A côté des élections, il y a les opérations de découpage territorial qui devraient se clôturer en 2016 par la mise en place effective des structures administratives dans les provinces issues du démembrement. Là aussi, le Trésor’ sera sollicité à fond. Sans compter le fonctionnement des institutions qu’il faudra assurer concomitamment pour éviter à ce que le pays ne soit plongé dans l’atonie. En 2016, il y aura une forte demande des fonds publics pour, d’un côté, financer les élections, et de l’autre, garantir la continuité de l’Etat dans les provinces nées du démembrement.
Il faut craindre le pire, c’est-à-dire le blocage de la machine de l’Etat. En effet, comme des éléments d’un puzzle, les pièces se mettent en place les unes après les autres. Les recettes publiques tarissent, au moment où les réserves en devises sèchent comme neige au soleil.
Les notes techniques de la Troïka stratégique retentissent comme une sonnette d’alarme. Et, il y a réellement danger en perspective. Il est temps que tout le monde se ressaisisse pour sauver l’Etat qui est au bord de la banqueroute.

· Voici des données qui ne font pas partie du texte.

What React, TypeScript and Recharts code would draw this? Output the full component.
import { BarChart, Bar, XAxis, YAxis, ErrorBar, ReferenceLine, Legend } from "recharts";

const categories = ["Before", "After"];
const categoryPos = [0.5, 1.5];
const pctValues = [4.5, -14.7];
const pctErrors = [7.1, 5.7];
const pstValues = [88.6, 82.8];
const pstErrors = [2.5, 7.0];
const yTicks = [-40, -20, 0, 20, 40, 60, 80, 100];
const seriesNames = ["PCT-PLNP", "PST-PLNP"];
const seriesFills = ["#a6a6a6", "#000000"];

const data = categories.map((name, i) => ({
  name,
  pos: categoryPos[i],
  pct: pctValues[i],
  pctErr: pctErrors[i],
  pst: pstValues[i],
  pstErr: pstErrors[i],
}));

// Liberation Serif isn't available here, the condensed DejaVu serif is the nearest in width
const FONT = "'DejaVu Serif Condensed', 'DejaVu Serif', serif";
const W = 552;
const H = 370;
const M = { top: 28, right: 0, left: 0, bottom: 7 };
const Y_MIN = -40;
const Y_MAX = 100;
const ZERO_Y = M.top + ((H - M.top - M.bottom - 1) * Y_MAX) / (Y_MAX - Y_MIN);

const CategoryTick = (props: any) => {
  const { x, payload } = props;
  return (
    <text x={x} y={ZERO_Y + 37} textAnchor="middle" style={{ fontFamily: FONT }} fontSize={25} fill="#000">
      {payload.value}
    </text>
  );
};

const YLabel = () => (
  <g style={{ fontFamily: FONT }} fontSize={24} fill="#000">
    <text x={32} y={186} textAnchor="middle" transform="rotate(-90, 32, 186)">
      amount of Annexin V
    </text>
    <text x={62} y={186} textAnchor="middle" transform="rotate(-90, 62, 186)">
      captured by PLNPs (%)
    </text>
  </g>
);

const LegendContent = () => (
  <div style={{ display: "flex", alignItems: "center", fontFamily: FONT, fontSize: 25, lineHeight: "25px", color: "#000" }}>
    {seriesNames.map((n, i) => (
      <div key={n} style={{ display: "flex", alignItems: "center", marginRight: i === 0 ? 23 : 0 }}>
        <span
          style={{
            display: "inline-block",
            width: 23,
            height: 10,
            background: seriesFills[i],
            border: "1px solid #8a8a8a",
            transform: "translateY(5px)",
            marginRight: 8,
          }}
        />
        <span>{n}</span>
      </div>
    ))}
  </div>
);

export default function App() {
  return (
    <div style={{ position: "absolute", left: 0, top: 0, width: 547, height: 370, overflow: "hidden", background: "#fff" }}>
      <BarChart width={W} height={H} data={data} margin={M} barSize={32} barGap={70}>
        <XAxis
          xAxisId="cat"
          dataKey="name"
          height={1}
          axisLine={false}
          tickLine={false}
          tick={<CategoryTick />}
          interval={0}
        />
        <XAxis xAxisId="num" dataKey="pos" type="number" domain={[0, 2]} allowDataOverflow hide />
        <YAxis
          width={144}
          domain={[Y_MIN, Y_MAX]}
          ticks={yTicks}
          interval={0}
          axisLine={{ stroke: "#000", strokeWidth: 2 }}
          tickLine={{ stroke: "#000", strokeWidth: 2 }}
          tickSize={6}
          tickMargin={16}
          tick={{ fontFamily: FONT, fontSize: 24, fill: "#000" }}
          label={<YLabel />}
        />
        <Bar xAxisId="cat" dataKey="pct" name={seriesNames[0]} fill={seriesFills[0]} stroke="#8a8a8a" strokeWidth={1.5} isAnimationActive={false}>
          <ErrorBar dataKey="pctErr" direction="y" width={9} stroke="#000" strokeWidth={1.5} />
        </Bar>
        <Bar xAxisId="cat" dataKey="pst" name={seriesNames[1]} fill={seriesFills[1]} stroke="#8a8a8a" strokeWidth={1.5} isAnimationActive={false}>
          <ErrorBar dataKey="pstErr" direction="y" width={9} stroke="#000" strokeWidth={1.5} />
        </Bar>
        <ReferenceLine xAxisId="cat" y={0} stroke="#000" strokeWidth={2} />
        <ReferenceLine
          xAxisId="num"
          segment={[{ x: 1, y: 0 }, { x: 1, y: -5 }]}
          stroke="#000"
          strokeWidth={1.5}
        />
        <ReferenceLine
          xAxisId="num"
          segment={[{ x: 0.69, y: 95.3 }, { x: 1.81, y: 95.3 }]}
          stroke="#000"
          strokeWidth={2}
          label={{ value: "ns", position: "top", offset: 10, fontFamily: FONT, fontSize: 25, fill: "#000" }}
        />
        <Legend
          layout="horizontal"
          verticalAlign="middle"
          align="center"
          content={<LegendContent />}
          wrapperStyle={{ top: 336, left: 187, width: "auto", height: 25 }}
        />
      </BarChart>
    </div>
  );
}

2016 s’annonce comme un tournant non’ seulement décisif mais aussi dangereux. L’invité surprise qu’est le social qui pompe de moyens budgétaires importants, devra imposer aux gestionnaires plus d’orthodoxie. Sans verser dans le pessimisme, les par1ties en présence pourraient, selon leurs agendas, tirer chacune leur parti du tarissement des recettes. Tout pourrait arriver, en bien ou en mal. En attendant la diversification de l’économie congolaise qui est une solution à long terme, dans l’immédiat, l’Etat devra s’imposer le devoir de réduire sensiblement son train de vie, en limitant, notamment des dépenses non contraignantes. La survie de l’Etat en 2016 passera inévitablement par là. A moins que tous, frappés d’amnésie, ne voient que leurs propres intérêts. Au grand dam de la République, en pleine tourmente.